Eneko Atxa’s Ocean on a Plate

04.23.09
One chef’s molecular gastronomy is as tasty as a day at the beach.
eneko atxa

When last we left young Basque chef Eneko Atxa (whose main restaurant, Azurmendi, is just outside Bilbao), he was on stage at Madrid Fusion, demonstrating to the audience of high-end chefs and their hangers on a Willy Wonka-ish contraption that, he said, used ultrasound to distill the flavor of one thing (something as abstract as a garden or even sea air) and instill it in another (such as a piece of fish). But alas, they don’t hand out samples at Madrid Fusion. So how, we all wanted to know, would his dish taste?

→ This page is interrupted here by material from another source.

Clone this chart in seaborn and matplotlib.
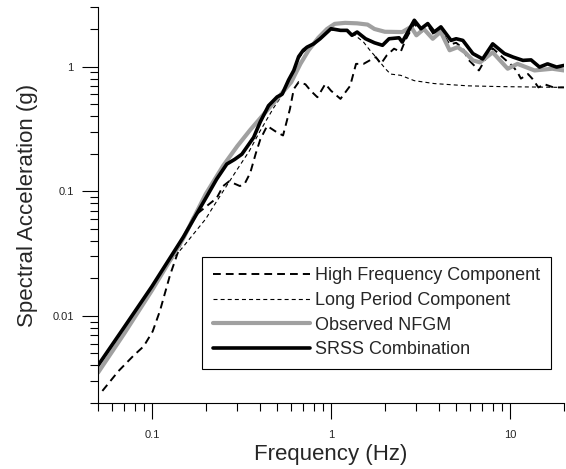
"""
Spectral acceleration of the NFGM components, log-log
"""
import matplotlib
matplotlib.use('Agg')
import matplotlib.pyplot as plt
import seaborn as sns
import pandas as pd
from matplotlib.ticker import LogLocator, FuncFormatter, NullFormatter

# High Frequency Component (thick dashed)
hf_freq = [0.0529, 0.065, 0.079, 0.09, 0.101, 0.111, 0.126, 0.147, 0.17, 0.2, 0.23, 0.25, 0.27,
           0.31, 0.33, 0.354, 0.38, 0.403, 0.44, 0.5, 0.54, 0.59, 0.62, 0.66, 0.72, 0.77, 0.84,
           0.93, 1.0, 1.13, 1.28, 1.38, 1.52, 1.7, 1.78, 1.9, 2.05, 2.25, 2.45, 2.6, 2.92, 3.2,
           3.5, 3.8, 4.1, 4.6, 5.0, 5.45, 5.8, 6.3, 6.7, 7.3, 8.0, 9.3, 10.4, 11.0, 11.5, 12.6,
           13.3, 14.4, 15.6, 17.5, 20.0]
hf_sa = [0.0025, 0.0036, 0.0048, 0.0057, 0.0075, 0.011, 0.021, 0.04, 0.062, 0.075, 0.088, 0.11, 0.12,
         0.11, 0.115, 0.14, 0.2, 0.26, 0.334, 0.296, 0.28, 0.456, 0.66, 0.75, 0.72, 0.64, 0.567,
         0.725, 0.64, 0.55, 0.70, 1.05, 1.05, 1.15, 1.19, 1.05, 1.23, 1.39, 1.31, 1.62, 2.2, 1.9,
         2.1, 1.75, 1.95, 1.5, 1.55, 1.4, 1.15, 1.02, 0.93, 1.15, 1.4, 1.15, 1.0, 0.9, 0.8, 0.87,
         0.8, 0.68, 0.72, 0.68, 0.68]

# Long Period Component (thin dashed)
lp_freq = [0.05, 0.07, 0.1, 0.126, 0.15, 0.17, 0.2, 0.22, 0.25, 0.3, 0.35, 0.4, 0.44, 0.48, 0.53,
           0.6, 0.66, 0.7, 0.8, 0.9, 1.0, 1.1, 1.2, 1.35, 1.52, 1.65, 1.82, 2.0, 2.15, 2.45, 2.92,
           3.77, 5.8, 8.9, 20.0]
lp_sa = [0.0039, 0.0079, 0.0168, 0.027, 0.036, 0.045, 0.06, 0.075, 0.1, 0.15, 0.21, 0.3, 0.38, 0.47,
         0.58, 0.85, 1.15, 1.3, 1.5, 1.75, 1.95, 1.98, 1.95, 1.8, 1.57, 1.35, 1.15, 0.97, 0.87, 0.85,
         0.77, 0.73, 0.70, 0.69, 0.68]

# Observed NFGM (grey)
obs_freq = [0.05, 0.07, 0.1, 0.15, 0.2, 0.25, 0.3, 0.354, 0.4, 0.5, 0.6, 0.675, 0.75, 0.85, 0.95,
            1.05, 1.2, 1.4, 1.6, 1.75, 2.0, 2.5, 2.8, 3.0, 3.3, 3.7, 4.1, 4.6, 5.1, 5.6, 6.2, 6.8,
            8.0, 9.7, 11.0, 13.7, 17.2, 20.0]
obs_sa = [0.0035, 0.0072, 0.016, 0.042, 0.095, 0.16, 0.23, 0.31, 0.38, 0.55, 0.75, 1.05, 1.35, 1.7,
          2.0, 2.2, 2.24, 2.22, 2.17, 2.0, 1.9, 1.89, 2.08, 1.78, 2.0, 1.67, 1.9, 1.35, 1.43, 1.3,
          1.12, 1.08, 1.3, 0.96, 1.05, 0.93, 0.96, 0.93]

# SRSS Combination (black)
srss_freq = [0.05, 0.07, 0.1, 0.126, 0.15, 0.2, 0.23, 0.262, 0.29, 0.318, 0.37, 0.403, 0.448, 0.5,
             0.534, 0.58, 0.62, 0.66, 0.70, 0.735, 0.80, 0.87, 1.0, 1.13, 1.23, 1.31, 1.40, 1.56,
             1.75, 1.94, 2.11, 2.40, 2.5, 2.92, 3.18, 3.47, 3.77, 4.11, 4.68, 5.0, 5.45, 6.2, 7.03,
             8.0, 9.3, 10.4, 11.8, 13.1, 14.6, 16.2, 18.2, 20.0]
srss_sa = [0.004, 0.0081, 0.0172, 0.029, 0.043, 0.088, 0.125, 0.165, 0.18, 0.198, 0.27, 0.36, 0.485,
           0.57, 0.60, 0.78, 0.93, 1.2, 1.35, 1.43, 1.52, 1.67, 2.01, 1.95, 1.95, 1.78, 1.89, 1.67,
           1.55, 1.48, 1.67, 1.70, 1.57, 2.35, 2.01, 2.21, 1.89, 2.08, 1.62, 1.67, 1.62, 1.27, 1.15,
           1.52, 1.27, 1.19, 1.12, 1.13, 0.99, 1.05, 0.99, 1.02]

sns.set_style('ticks')
plt.rcParams['font.family'] = ['Liberation Sans', 'DejaVu Sans']

fig = plt.figure(figsize=(5.66, 4.69), dpi=100)
ax = fig.add_axes([0.1731, 0.1407, 0.8233, 0.8443])

series = [
    (hf_freq, hf_sa, 'High Frequency Component', dict(color='black', lw=1.4, linestyle=(0, (4, 2.6)))),
    (lp_freq, lp_sa, 'Long Period Component', dict(color='black', lw=0.8, linestyle=(0, (3.6, 2.8)))),
    (obs_freq, obs_sa, 'Observed NFGM', dict(color='#a0a0a0', lw=3.0, solid_capstyle='round')),
    (srss_freq, srss_sa, 'SRSS Combination', dict(color='black', lw=2.6, solid_capstyle='round')),
]
for freq, sa, name, style in series:
    df = pd.DataFrame({'freq': freq, 'sa': sa})
    sns.lineplot(data=df, x='freq', y='sa', ax=ax, label=name, **style)

ax.set_xscale('log')
ax.set_yscale('log')
ax.set_xlim(0.05, 20)
ax.set_ylim(0.002, 3)

fmt = FuncFormatter(lambda v, pos: f'{v:g}')
for axis in (ax.xaxis, ax.yaxis):
    axis.set_major_locator(LogLocator(base=10))
    axis.set_minor_locator(LogLocator(base=10, subs=range(2, 10)))
    axis.set_major_formatter(fmt)
    axis.set_minor_formatter(NullFormatter())

sns.despine(ax=ax)
for side in ('left', 'bottom'):
    ax.spines[side].set_linewidth(0.8)
    ax.spines[side].set_color('black')
ax.tick_params(which='major', direction='out', length=11.5, width=0.8, color='black', labelsize=8)
ax.tick_params(which='minor', direction='out', length=5.8, width=0.8, color='black')
ax.tick_params(axis='x', which='major', pad=8)
ax.tick_params(axis='y', which='major', pad=6)

ax.set_xlabel('Frequency (Hz)', fontsize=16, labelpad=3)
ax.set_ylabel('Spectral Acceleration (g)', fontsize=16, labelpad=10)

leg = ax.legend(loc='lower left', bbox_to_anchor=(0.223, 0.086), borderaxespad=0,
                frameon=True, fancybox=False, edgecolor='black', framealpha=1,
                fontsize=13, handlelength=5.4, handletextpad=0.25, labelspacing=0.42,
                borderpad=0.6)
leg.get_frame().set_linewidth(0.8)

fig.savefig('out.png', dpi=100)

At Atxa’s new restaurant in Madrid’s Villa Magna hotel, I got the chance to find out. It’s a surprisingly formal place for a chef who sports a mullet and wears rubber hoops in each ear, but all the subdued colors and huge tables in the world can’t keep Atxa’s enthusiasm from shining through. And here’s the thing: It took me sitting down at Atxa’s table to realize how these ultrasound distillations work. You don’t actually eat them; rather, you kind of surround yourself in them. A waiter comes out and pours a distilled essence of roses around the edge of your plate of strawberry desserts—a plate which, you later figure out, must have been rubbed with dry ice. Because as he pours, the liquid smokes up, until you are engulfed in a small cloud of roses. And sure enough, once you put them in your mouth, the strawberries have taken on a subtle floral quality, not so much a flavor of roses as a memory of them.

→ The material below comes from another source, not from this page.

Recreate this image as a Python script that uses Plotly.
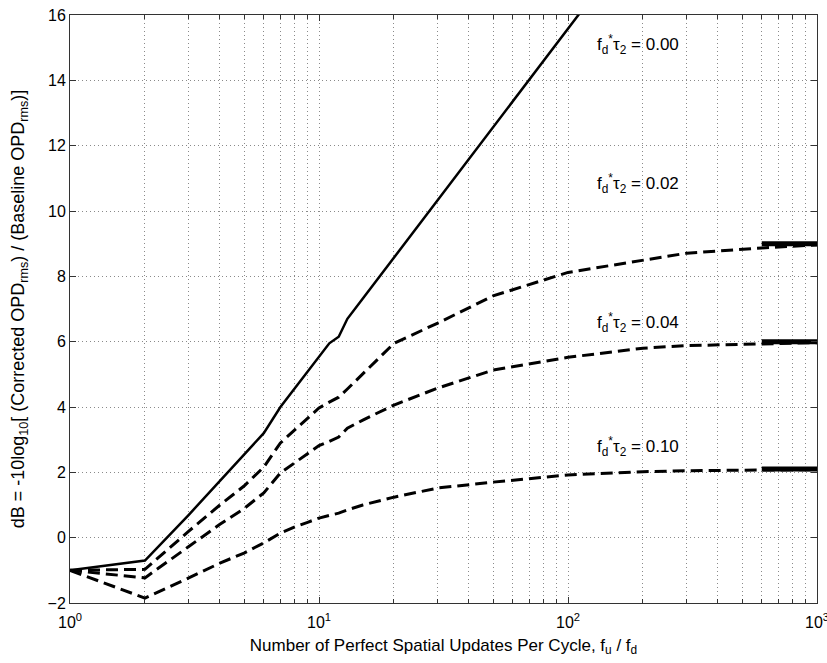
import math
import plotly.graph_objects as go

# Number of perfect spatial updates per cycle (f_u / f_d)
x_ideal = [1, 2, 3, 4, 5, 6, 7, 8, 9, 10, 11, 12, 13, 15, 20, 30, 50, 100, 200]
x_delay = [1, 2, 3, 4, 5, 6, 7, 8, 9, 10, 11, 12, 13, 15, 20, 30, 50, 100, 200, 300, 600, 1000]

# dB improvement, f_d*tau_2 = 0.00 (no delay)
db_000 = [-1.0, -0.7, 0.7, 1.75, 2.55, 3.2, 4.0, 4.58, 5.09, 5.55, 5.95, 6.15, 6.7,
          7.32, 8.57, 10.33, 12.55, 15.6, 18.6]
# dB improvement with finite delay
db_002 = [-1.0, -0.97, 0.2, 1.0, 1.58, 2.16, 2.9, 3.3, 3.65, 3.97, 4.15, 4.3, 4.55,
          5.02, 5.95, 6.57, 7.4, 8.12, 8.5, 8.71, 8.87, 8.96]
db_004 = [-1.0, -1.23, -0.27, 0.41, 0.89, 1.37, 1.98, 2.29, 2.56, 2.82, 2.95, 3.08, 3.35,
          3.6, 4.06, 4.58, 5.13, 5.52, 5.8, 5.88, 5.93, 5.97]
db_010 = [-1.0, -1.85, -1.23, -0.78, -0.47, -0.16, 0.14, 0.33, 0.47, 0.6, 0.68, 0.75, 0.85,
          1.0, 1.24, 1.52, 1.7, 1.92, 2.02, 2.05, 2.07, 2.08]

# Asymptotic (infinite update rate) limits for each delay
asym_x = [600, 1000]
asym_002 = 9.0
asym_004 = 6.0
asym_010 = 2.1

delay_labels = ["0.00", "0.02", "0.04", "0.10"]
label_x = [128, 128, 128, 128]
label_y = [15.1, 10.85, 6.6, 2.8]

x_major = [1, 10, 100, 1000]
x_major_text = ["10<sup>0</sup>", "10<sup>1</sup>", "10<sup>2</sup>", "10<sup>3</sup>"]
x_minor = [m * d for d in (1, 10, 100) for m in range(2, 10)]
y_ticks = list(range(-2, 17, 2))

fig = go.Figure()

fig.add_trace(go.Scatter(x=x_ideal, y=db_000, mode="lines",
                         line=dict(color="black", width=2.5)))
dash = "12px,6px"
for ys in (db_002, db_004, db_010):
    fig.add_trace(go.Scatter(x=x_delay, y=ys, mode="lines",
                             line=dict(color="black", width=3, dash=dash)))
for a in (asym_002, asym_004, asym_010):
    fig.add_trace(go.Scatter(x=asym_x, y=[a, a], mode="lines",
                             line=dict(color="black", width=5)))

# Curve labels (annotation x on a log axis is given in log10 units)
for lx, ly, lab in zip(label_x, label_y, delay_labels):
    fig.add_annotation(x=math.log10(lx), y=ly, xref="x", yref="y",
                       xanchor="left", yanchor="middle", showarrow=False,
                       text=f"f<sub>d</sub><sup>*</sup>τ<sub>2</sub> = {lab}",
                       font=dict(size=17, color="black"))

axis_font = dict(family="Liberation Sans, Arial, sans-serif", size=16, color="black")
grid_dash = "1px,3px"
grid_color = "#8a8a8a"

fig.update_layout(
    width=827, height=663,
    margin=dict(l=70, r=10, t=15, b=60, autoexpand=False),
    paper_bgcolor="white", plot_bgcolor="white",
    showlegend=False,
    font=axis_font,
    xaxis=dict(
        type="log", range=[0, 3], automargin=False,
        tickmode="array", tickvals=x_major, ticktext=x_major_text,
        ticks="inside", ticklen=6, tickcolor="#333",
        ticklabeloverflow="allow", ticklabelstandoff=5,
        showline=True, linecolor="#333", linewidth=1, mirror="ticks",
        showgrid=True, gridcolor=grid_color, griddash=grid_dash, gridwidth=1,
        minor=dict(tickmode="array", tickvals=x_minor, ticks="inside", ticklen=4,
                   tickcolor="#333", showgrid=True, gridcolor=grid_color,
                   griddash=grid_dash, gridwidth=1),
        zeroline=False,
        title=dict(text="Number of Perfect Spatial Updates Per Cycle, f<sub>u</sub> / f<sub>d</sub>",
                   font=dict(size=17), standoff=8),
    ),
    yaxis=dict(
        range=[-2, 16], automargin=False,
        tickmode="array", tickvals=y_ticks,
        ticks="inside", ticklen=6, tickcolor="#333",
        showline=True, linecolor="#333", linewidth=1, mirror="ticks",
        showgrid=True, gridcolor=grid_color, griddash=grid_dash, gridwidth=1,
        zeroline=False,
        title=dict(text="dB = -10log<sub>10</sub>[ (Corrected OPD<sub>rms</sub>) / (Baseline OPD<sub>rms</sub>)]",
                   font=dict(size=18), standoff=18),
    ),
)

fig.write_html("out.html")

Same goes for the barnacles, removed from their shell and served with tiny sprigs of salicornia (sea beans). The waiter pours a distillation of sea water around the edge, and suddenly, the sweetly briny flesh becomes … more sweet, more briny, more like one of those days at the beach when it’s still cloudy, and last night’s storm has strewn seaweed everywhere.

How much you enjoy this kind of thing will probably depend on how much theater you like with your dinner, but I found it evocative. Atxa himself, however, was a little disappointed. “I’m used to collecting the seawater in the morning, making the distillation, and using it right there in the restaurant,” he said. But Madrid is far from the ocean. “Transporting it to the capital, it loses some of its flavor.” Ultrasound distillations:  one more reason to eat local.